Set exercise — Exclude the pictures and reproduce the remaining data exactly as written.
BEGIN Raw data
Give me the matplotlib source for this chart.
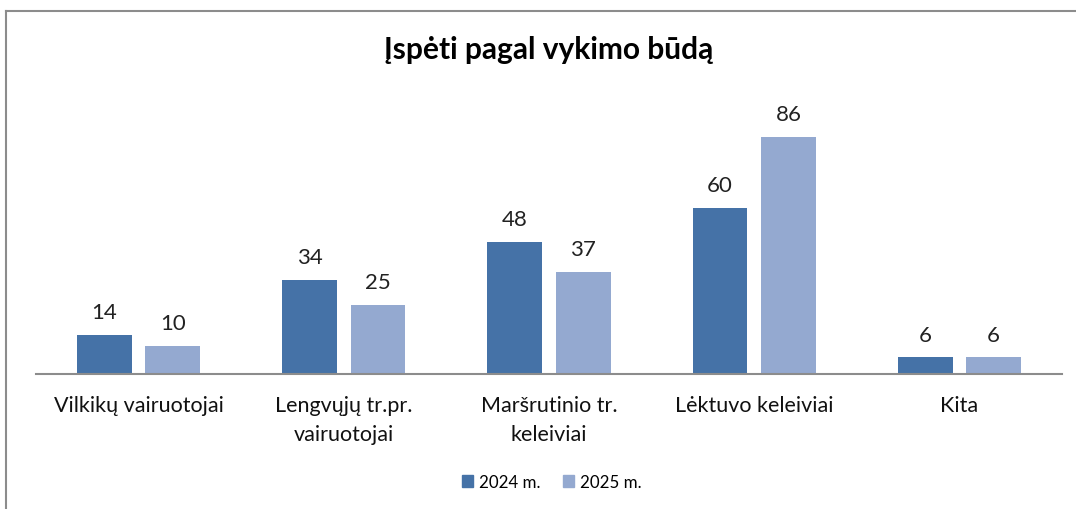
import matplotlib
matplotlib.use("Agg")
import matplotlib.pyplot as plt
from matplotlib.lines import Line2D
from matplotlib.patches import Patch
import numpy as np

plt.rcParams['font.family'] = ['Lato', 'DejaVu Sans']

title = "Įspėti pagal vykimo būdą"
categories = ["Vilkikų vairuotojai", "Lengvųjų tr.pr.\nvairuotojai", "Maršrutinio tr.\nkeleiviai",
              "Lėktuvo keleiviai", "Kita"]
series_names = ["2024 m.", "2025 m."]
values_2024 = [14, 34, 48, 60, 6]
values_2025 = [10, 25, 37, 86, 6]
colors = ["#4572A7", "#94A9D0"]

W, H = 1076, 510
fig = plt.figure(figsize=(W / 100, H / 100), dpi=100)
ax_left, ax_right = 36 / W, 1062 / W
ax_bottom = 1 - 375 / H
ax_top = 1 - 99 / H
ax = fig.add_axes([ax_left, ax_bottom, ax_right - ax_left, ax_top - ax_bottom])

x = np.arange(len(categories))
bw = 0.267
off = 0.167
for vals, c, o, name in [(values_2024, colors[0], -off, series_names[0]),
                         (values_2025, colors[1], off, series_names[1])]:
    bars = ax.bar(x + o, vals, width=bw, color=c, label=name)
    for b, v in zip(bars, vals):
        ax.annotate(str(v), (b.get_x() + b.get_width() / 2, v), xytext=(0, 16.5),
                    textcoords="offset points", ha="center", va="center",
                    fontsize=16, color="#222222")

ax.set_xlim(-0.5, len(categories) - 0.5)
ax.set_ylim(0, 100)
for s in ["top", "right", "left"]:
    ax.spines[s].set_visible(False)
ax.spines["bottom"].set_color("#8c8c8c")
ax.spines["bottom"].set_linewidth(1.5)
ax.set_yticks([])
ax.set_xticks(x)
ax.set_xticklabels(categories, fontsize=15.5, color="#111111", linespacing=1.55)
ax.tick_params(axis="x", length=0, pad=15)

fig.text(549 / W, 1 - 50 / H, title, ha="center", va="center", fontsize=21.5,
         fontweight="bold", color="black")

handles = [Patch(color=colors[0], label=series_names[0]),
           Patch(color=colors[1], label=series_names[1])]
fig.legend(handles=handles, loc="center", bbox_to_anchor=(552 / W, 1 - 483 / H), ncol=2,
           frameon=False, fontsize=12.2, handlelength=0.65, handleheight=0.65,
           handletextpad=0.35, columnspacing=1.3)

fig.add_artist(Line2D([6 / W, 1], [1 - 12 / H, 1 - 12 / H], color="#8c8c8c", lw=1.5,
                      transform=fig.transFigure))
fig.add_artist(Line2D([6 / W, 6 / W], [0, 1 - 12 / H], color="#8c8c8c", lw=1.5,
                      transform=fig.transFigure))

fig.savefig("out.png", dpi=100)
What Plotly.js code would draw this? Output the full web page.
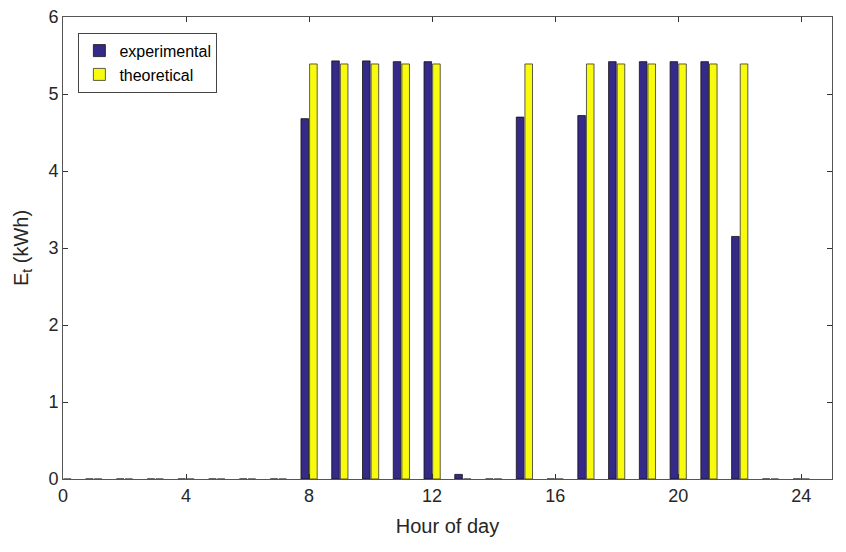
END Raw data
Solved exercise —
Give me the matplotlib source for this chart.
import matplotlib
matplotlib.use("Agg")
import matplotlib.pyplot as plt
from matplotlib.lines import Line2D
from matplotlib.patches import Patch
import numpy as np

plt.rcParams['font.family'] = ['Lato', 'DejaVu Sans']

title = "Įspėti pagal vykimo būdą"
categories = ["Vilkikų vairuotojai", "Lengvųjų tr.pr.\nvairuotojai", "Maršrutinio tr.\nkeleiviai",
              "Lėktuvo keleiviai", "Kita"]
series_names = ["2024 m.", "2025 m."]
values_2024 = [14, 34, 48, 60, 6]
values_2025 = [10, 25, 37, 86, 6]
colors = ["#4572A7", "#94A9D0"]

W, H = 1076, 510
fig = plt.figure(figsize=(W / 100, H / 100), dpi=100)
ax_left, ax_right = 36 / W, 1062 / W
ax_bottom = 1 - 375 / H
ax_top = 1 - 99 / H
ax = fig.add_axes([ax_left, ax_bottom, ax_right - ax_left, ax_top - ax_bottom])

x = np.arange(len(categories))
bw = 0.267
off = 0.167
for vals, c, o, name in [(values_2024, colors[0], -off, series_names[0]),
                         (values_2025, colors[1], off, series_names[1])]:
    bars = ax.bar(x + o, vals, width=bw, color=c, label=name)
    for b, v in zip(bars, vals):
        ax.annotate(str(v), (b.get_x() + b.get_width() / 2, v), xytext=(0, 16.5),
                    textcoords="offset points", ha="center", va="center",
                    fontsize=16, color="#222222")

ax.set_xlim(-0.5, len(categories) - 0.5)
ax.set_ylim(0, 100)
for s in ["top", "right", "left"]:
    ax.spines[s].set_visible(False)
ax.spines["bottom"].set_color("#8c8c8c")
ax.spines["bottom"].set_linewidth(1.5)
ax.set_yticks([])
ax.set_xticks(x)
ax.set_xticklabels(categories, fontsize=15.5, color="#111111", linespacing=1.55)
ax.tick_params(axis="x", length=0, pad=15)

fig.text(549 / W, 1 - 50 / H, title, ha="center", va="center", fontsize=21.5,
         fontweight="bold", color="black")

handles = [Patch(color=colors[0], label=series_names[0]),
           Patch(color=colors[1], label=series_names[1])]
fig.legend(handles=handles, loc="center", bbox_to_anchor=(552 / W, 1 - 483 / H), ncol=2,
           frameon=False, fontsize=12.2, handlelength=0.65, handleheight=0.65,
           handletextpad=0.35, columnspacing=1.3)

fig.add_artist(Line2D([6 / W, 1], [1 - 12 / H, 1 - 12 / H], color="#8c8c8c", lw=1.5,
                      transform=fig.transFigure))
fig.add_artist(Line2D([6 / W, 6 / W], [0, 1 - 12 / H], color="#8c8c8c", lw=1.5,
                      transform=fig.transFigure))

fig.savefig("out.png", dpi=100)
What Plotly.js code would draw this? Output the full web page.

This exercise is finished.